» Exercise objective:
In the records below, find the line containing "Give me the matplotlib source for this chart." and the line containing "0.044, 0.032, 0.045]". Give again exactly those lines and every line between them, omitting the pictures.
-*-*-
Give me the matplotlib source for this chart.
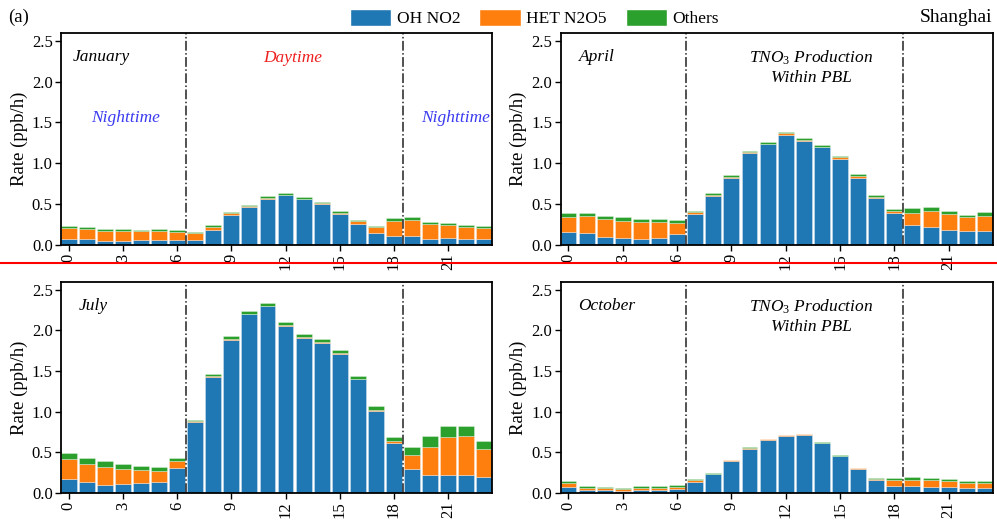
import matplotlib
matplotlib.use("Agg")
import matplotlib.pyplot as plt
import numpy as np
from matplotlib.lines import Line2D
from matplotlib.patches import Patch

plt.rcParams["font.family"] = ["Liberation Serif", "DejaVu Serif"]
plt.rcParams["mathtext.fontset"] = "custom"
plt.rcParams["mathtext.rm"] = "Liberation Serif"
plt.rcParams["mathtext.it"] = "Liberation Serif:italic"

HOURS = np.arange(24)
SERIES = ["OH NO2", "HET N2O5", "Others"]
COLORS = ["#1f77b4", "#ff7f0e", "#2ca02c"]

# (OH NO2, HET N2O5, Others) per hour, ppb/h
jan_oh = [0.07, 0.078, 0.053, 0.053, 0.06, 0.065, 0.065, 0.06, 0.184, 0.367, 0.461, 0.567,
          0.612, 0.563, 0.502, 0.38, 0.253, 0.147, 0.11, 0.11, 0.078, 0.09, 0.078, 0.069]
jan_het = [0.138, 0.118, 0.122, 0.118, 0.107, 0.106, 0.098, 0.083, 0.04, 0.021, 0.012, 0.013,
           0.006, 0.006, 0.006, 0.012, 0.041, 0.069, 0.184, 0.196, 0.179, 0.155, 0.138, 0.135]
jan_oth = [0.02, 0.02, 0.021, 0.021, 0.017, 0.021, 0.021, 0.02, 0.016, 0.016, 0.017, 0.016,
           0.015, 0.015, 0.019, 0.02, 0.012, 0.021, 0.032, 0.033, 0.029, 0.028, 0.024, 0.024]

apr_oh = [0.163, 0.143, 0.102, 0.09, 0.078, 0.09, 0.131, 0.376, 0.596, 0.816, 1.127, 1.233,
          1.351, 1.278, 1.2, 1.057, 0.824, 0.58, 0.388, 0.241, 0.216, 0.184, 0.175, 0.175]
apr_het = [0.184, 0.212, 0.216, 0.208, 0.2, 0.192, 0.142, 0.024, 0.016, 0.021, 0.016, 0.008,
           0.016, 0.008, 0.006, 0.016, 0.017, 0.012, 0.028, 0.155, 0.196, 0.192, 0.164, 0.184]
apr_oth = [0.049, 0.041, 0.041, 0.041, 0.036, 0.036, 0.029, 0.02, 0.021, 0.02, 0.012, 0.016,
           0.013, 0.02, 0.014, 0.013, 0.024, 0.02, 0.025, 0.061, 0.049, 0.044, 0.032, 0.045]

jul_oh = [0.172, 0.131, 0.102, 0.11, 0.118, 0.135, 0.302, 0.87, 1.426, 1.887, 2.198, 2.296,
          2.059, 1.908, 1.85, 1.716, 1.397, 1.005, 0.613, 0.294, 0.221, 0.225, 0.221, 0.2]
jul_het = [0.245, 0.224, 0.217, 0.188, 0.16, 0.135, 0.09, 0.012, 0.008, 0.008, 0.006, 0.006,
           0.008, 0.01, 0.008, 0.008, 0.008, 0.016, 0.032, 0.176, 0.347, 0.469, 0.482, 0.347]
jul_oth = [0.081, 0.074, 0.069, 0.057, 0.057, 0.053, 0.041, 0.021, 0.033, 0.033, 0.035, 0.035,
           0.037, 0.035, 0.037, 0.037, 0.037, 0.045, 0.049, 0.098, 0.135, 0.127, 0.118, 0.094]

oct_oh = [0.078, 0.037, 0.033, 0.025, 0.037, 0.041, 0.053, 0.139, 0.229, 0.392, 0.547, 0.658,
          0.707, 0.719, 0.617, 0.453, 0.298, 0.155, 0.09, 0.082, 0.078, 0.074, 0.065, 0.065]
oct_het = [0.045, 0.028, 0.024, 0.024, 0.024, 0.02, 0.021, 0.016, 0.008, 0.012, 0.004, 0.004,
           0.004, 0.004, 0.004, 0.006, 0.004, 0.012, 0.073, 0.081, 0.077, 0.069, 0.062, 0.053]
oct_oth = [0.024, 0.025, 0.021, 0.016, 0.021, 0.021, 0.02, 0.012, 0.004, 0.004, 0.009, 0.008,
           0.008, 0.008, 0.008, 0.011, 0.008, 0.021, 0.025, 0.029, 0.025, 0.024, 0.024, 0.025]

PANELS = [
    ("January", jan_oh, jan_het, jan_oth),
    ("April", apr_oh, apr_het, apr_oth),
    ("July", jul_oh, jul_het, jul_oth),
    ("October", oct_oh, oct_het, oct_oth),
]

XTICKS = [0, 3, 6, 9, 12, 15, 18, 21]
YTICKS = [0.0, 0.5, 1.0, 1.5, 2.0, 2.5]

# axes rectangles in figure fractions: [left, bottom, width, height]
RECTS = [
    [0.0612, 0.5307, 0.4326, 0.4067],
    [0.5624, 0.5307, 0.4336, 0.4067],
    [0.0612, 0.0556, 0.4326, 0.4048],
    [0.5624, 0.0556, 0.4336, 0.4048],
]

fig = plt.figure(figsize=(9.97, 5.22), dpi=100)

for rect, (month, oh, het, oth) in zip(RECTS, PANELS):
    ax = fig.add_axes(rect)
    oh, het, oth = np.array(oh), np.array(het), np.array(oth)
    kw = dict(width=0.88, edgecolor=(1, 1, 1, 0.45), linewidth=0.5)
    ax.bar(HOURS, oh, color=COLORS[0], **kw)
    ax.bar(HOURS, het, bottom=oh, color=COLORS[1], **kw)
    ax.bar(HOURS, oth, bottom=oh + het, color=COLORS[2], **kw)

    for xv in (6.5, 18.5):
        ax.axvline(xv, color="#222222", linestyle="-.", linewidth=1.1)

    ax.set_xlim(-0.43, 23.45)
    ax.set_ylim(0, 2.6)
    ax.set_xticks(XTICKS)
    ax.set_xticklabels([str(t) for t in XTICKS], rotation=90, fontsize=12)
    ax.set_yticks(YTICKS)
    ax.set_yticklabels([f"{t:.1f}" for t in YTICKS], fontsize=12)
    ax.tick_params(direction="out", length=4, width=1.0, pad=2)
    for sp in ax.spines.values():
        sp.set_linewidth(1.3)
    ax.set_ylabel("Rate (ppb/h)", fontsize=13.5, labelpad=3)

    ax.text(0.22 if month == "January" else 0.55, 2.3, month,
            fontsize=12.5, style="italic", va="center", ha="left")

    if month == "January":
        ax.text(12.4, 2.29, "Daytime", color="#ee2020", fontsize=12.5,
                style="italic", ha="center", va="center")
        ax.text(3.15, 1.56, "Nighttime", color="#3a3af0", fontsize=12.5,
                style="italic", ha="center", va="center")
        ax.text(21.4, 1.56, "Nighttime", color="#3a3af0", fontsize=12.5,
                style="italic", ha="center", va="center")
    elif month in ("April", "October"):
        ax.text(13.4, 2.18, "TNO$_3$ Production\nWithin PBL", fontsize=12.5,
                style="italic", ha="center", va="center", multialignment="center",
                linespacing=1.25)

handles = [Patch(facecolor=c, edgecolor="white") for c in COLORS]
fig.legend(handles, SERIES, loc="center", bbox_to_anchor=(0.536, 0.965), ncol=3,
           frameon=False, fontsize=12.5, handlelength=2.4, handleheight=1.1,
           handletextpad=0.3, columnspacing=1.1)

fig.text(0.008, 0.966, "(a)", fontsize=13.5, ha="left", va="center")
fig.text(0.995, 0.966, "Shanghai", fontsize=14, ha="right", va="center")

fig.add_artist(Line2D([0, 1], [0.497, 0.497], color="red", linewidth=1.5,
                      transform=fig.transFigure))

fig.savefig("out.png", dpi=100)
-*-*-
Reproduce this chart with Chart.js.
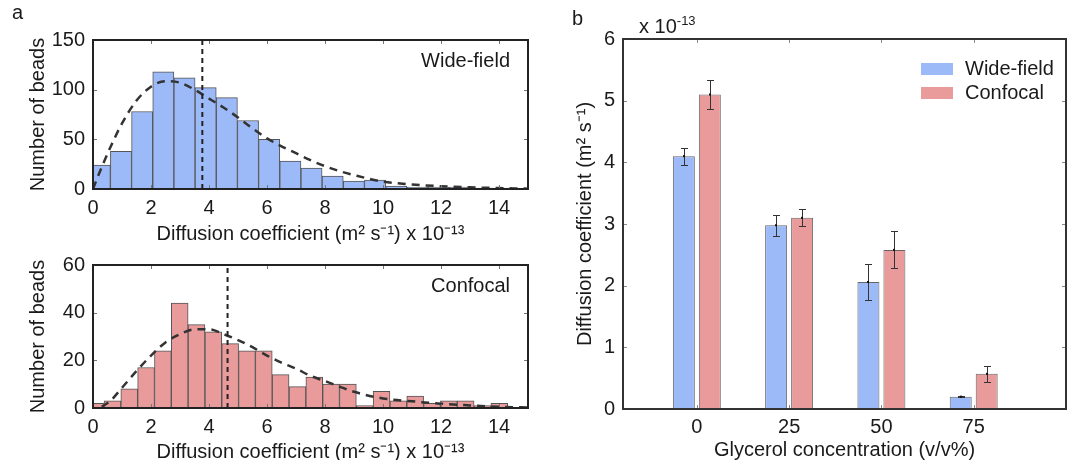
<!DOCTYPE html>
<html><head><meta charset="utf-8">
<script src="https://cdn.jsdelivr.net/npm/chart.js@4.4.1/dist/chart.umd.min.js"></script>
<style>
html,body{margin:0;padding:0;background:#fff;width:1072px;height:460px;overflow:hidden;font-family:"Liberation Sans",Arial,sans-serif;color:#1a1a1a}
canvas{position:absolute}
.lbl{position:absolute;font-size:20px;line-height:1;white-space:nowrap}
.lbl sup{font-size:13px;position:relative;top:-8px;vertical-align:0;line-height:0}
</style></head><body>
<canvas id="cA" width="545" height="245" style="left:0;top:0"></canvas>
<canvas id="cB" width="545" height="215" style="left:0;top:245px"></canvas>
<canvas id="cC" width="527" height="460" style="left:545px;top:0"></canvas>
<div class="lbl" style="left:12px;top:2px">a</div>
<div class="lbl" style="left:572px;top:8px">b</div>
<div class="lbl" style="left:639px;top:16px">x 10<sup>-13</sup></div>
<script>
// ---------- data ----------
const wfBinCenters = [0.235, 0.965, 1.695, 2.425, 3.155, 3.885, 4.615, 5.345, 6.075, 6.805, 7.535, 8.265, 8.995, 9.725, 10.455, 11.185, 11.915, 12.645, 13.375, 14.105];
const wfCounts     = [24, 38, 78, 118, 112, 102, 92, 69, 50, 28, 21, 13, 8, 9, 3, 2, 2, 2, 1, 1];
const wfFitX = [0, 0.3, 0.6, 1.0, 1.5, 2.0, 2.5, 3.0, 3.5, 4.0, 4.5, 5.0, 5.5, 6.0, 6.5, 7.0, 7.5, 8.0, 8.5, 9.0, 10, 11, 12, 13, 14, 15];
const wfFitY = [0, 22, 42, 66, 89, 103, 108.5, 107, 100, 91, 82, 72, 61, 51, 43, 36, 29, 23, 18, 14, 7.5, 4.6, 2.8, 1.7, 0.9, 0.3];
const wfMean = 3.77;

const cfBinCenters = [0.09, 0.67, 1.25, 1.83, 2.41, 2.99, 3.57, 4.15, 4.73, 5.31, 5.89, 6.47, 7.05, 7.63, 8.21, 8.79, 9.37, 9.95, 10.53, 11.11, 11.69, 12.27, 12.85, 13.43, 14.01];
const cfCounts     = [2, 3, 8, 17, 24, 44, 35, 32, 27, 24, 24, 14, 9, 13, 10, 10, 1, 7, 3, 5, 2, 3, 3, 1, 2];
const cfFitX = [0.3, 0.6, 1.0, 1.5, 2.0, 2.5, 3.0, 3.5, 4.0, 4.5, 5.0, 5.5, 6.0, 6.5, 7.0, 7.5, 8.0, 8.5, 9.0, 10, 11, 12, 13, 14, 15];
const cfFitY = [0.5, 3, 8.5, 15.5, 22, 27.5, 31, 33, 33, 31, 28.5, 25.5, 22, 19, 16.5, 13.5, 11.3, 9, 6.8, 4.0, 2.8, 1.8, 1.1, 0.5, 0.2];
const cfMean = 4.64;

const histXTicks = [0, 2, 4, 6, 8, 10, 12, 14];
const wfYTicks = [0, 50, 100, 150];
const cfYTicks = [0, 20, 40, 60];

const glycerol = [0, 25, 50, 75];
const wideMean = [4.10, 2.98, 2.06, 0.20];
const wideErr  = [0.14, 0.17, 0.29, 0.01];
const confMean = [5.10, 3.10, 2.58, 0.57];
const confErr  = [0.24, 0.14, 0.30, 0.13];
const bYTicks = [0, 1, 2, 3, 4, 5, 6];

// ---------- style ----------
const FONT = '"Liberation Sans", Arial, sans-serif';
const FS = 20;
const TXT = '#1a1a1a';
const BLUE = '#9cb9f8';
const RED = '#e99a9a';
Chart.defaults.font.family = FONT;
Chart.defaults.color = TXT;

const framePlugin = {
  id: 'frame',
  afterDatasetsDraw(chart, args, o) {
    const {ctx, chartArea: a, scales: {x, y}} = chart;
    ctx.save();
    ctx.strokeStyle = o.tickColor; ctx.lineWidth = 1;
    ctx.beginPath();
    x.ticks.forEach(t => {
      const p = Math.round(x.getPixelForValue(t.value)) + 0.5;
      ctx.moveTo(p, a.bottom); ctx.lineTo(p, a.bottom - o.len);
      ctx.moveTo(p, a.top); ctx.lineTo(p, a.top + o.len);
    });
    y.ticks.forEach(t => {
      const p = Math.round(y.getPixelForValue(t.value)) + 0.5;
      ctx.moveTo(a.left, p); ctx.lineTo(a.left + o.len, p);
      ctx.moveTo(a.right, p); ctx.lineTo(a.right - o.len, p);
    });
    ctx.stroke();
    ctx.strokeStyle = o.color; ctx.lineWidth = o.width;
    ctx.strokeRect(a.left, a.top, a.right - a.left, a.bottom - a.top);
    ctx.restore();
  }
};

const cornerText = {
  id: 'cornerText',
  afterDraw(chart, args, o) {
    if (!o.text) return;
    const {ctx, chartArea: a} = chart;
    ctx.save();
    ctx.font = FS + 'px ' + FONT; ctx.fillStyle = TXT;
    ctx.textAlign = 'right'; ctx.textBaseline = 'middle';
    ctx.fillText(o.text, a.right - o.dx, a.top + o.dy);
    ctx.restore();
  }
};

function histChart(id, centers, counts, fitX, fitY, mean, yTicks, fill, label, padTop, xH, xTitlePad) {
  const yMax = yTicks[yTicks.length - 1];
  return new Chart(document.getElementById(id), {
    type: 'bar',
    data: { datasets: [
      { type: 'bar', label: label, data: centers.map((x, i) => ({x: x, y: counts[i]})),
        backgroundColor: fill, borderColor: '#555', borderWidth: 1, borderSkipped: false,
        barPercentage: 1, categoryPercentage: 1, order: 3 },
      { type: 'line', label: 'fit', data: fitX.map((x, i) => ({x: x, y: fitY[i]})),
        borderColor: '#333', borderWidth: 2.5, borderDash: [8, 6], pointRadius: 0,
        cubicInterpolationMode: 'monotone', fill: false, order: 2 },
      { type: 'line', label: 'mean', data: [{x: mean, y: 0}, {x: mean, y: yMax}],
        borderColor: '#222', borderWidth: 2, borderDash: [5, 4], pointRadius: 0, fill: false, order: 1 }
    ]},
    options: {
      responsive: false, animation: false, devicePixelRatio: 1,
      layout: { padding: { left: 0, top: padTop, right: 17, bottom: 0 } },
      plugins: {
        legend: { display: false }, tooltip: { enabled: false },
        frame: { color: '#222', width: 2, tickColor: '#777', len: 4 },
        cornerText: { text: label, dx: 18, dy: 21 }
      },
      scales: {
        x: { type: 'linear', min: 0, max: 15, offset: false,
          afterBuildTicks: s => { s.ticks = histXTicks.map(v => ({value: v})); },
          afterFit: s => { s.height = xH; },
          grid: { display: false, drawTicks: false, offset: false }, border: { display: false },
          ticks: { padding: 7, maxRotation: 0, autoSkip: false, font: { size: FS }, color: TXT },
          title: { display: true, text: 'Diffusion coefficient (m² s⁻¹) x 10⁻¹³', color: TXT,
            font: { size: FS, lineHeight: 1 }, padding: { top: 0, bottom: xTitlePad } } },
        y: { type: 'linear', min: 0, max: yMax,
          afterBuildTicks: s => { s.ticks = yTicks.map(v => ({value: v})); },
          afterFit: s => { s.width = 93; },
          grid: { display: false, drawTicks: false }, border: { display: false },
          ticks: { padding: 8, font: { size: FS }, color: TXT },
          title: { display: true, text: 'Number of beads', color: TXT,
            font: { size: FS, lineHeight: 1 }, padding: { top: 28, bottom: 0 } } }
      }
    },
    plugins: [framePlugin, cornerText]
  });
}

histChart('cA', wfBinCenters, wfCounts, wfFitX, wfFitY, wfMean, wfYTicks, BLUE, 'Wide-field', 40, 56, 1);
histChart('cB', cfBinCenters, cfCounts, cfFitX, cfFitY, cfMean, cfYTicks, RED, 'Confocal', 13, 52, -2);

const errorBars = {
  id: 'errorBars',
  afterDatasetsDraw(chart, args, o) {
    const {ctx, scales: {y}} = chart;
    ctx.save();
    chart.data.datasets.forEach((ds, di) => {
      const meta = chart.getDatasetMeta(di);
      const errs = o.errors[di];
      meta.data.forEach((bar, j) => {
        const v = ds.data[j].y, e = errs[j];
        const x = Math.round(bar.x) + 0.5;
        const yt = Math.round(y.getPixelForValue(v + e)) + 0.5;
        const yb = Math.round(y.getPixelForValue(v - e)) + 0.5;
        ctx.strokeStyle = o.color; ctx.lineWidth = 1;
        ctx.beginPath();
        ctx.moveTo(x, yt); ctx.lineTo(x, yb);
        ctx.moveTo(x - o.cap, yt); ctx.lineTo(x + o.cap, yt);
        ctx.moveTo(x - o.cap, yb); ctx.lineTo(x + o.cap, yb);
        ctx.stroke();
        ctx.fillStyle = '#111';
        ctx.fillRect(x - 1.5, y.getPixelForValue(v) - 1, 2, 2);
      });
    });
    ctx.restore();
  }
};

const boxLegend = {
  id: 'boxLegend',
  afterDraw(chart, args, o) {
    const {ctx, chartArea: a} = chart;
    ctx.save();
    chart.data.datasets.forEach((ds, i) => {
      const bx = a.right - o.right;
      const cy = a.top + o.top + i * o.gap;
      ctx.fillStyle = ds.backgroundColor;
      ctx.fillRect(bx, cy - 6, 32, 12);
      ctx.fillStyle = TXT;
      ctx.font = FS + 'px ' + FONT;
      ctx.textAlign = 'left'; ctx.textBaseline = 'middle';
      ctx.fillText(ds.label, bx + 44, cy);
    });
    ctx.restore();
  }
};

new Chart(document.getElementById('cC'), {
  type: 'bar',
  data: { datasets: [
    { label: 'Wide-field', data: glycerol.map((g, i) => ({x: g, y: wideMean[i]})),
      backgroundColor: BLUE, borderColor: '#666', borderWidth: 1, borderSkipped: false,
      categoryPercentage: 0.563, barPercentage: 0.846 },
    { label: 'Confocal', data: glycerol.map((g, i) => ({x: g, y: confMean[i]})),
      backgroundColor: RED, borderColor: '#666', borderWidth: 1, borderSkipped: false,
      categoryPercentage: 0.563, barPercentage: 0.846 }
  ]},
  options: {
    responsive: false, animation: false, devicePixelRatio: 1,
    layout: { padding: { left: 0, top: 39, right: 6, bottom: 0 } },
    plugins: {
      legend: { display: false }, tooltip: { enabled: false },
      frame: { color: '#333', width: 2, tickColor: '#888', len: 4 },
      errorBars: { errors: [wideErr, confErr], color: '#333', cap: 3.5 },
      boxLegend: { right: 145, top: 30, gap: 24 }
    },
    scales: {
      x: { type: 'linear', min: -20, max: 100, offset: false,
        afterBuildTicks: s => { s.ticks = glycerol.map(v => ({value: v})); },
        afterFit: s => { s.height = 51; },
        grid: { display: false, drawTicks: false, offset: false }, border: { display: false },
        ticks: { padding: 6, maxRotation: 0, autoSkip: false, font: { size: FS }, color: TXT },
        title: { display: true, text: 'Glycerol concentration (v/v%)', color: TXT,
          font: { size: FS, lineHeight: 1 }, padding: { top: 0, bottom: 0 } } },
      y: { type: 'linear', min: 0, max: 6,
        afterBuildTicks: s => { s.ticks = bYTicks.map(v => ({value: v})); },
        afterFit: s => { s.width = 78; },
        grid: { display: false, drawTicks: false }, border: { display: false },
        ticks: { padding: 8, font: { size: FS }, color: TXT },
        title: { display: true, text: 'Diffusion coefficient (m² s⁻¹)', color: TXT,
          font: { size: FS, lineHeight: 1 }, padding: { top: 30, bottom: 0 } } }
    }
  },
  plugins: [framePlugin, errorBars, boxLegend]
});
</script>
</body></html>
-*-*-
» Result for this task:
Give me the matplotlib source for this chart.
import matplotlib
matplotlib.use("Agg")
import matplotlib.pyplot as plt
import numpy as np
from matplotlib.lines import Line2D
from matplotlib.patches import Patch

plt.rcParams["font.family"] = ["Liberation Serif", "DejaVu Serif"]
plt.rcParams["mathtext.fontset"] = "custom"
plt.rcParams["mathtext.rm"] = "Liberation Serif"
plt.rcParams["mathtext.it"] = "Liberation Serif:italic"

HOURS = np.arange(24)
SERIES = ["OH NO2", "HET N2O5", "Others"]
COLORS = ["#1f77b4", "#ff7f0e", "#2ca02c"]

# (OH NO2, HET N2O5, Others) per hour, ppb/h
jan_oh = [0.07, 0.078, 0.053, 0.053, 0.06, 0.065, 0.065, 0.06, 0.184, 0.367, 0.461, 0.567,
          0.612, 0.563, 0.502, 0.38, 0.253, 0.147, 0.11, 0.11, 0.078, 0.09, 0.078, 0.069]
jan_het = [0.138, 0.118, 0.122, 0.118, 0.107, 0.106, 0.098, 0.083, 0.04, 0.021, 0.012, 0.013,
           0.006, 0.006, 0.006, 0.012, 0.041, 0.069, 0.184, 0.196, 0.179, 0.155, 0.138, 0.135]
jan_oth = [0.02, 0.02, 0.021, 0.021, 0.017, 0.021, 0.021, 0.02, 0.016, 0.016, 0.017, 0.016,
           0.015, 0.015, 0.019, 0.02, 0.012, 0.021, 0.032, 0.033, 0.029, 0.028, 0.024, 0.024]

apr_oh = [0.163, 0.143, 0.102, 0.09, 0.078, 0.09, 0.131, 0.376, 0.596, 0.816, 1.127, 1.233,
          1.351, 1.278, 1.2, 1.057, 0.824, 0.58, 0.388, 0.241, 0.216, 0.184, 0.175, 0.175]
apr_het = [0.184, 0.212, 0.216, 0.208, 0.2, 0.192, 0.142, 0.024, 0.016, 0.021, 0.016, 0.008,
           0.016, 0.008, 0.006, 0.016, 0.017, 0.012, 0.028, 0.155, 0.196, 0.192, 0.164, 0.184]
apr_oth = [0.049, 0.041, 0.041, 0.041, 0.036, 0.036, 0.029, 0.02, 0.021, 0.02, 0.012, 0.016,
           0.013, 0.02, 0.014, 0.013, 0.024, 0.02, 0.025, 0.061, 0.049, 0.044, 0.032, 0.045]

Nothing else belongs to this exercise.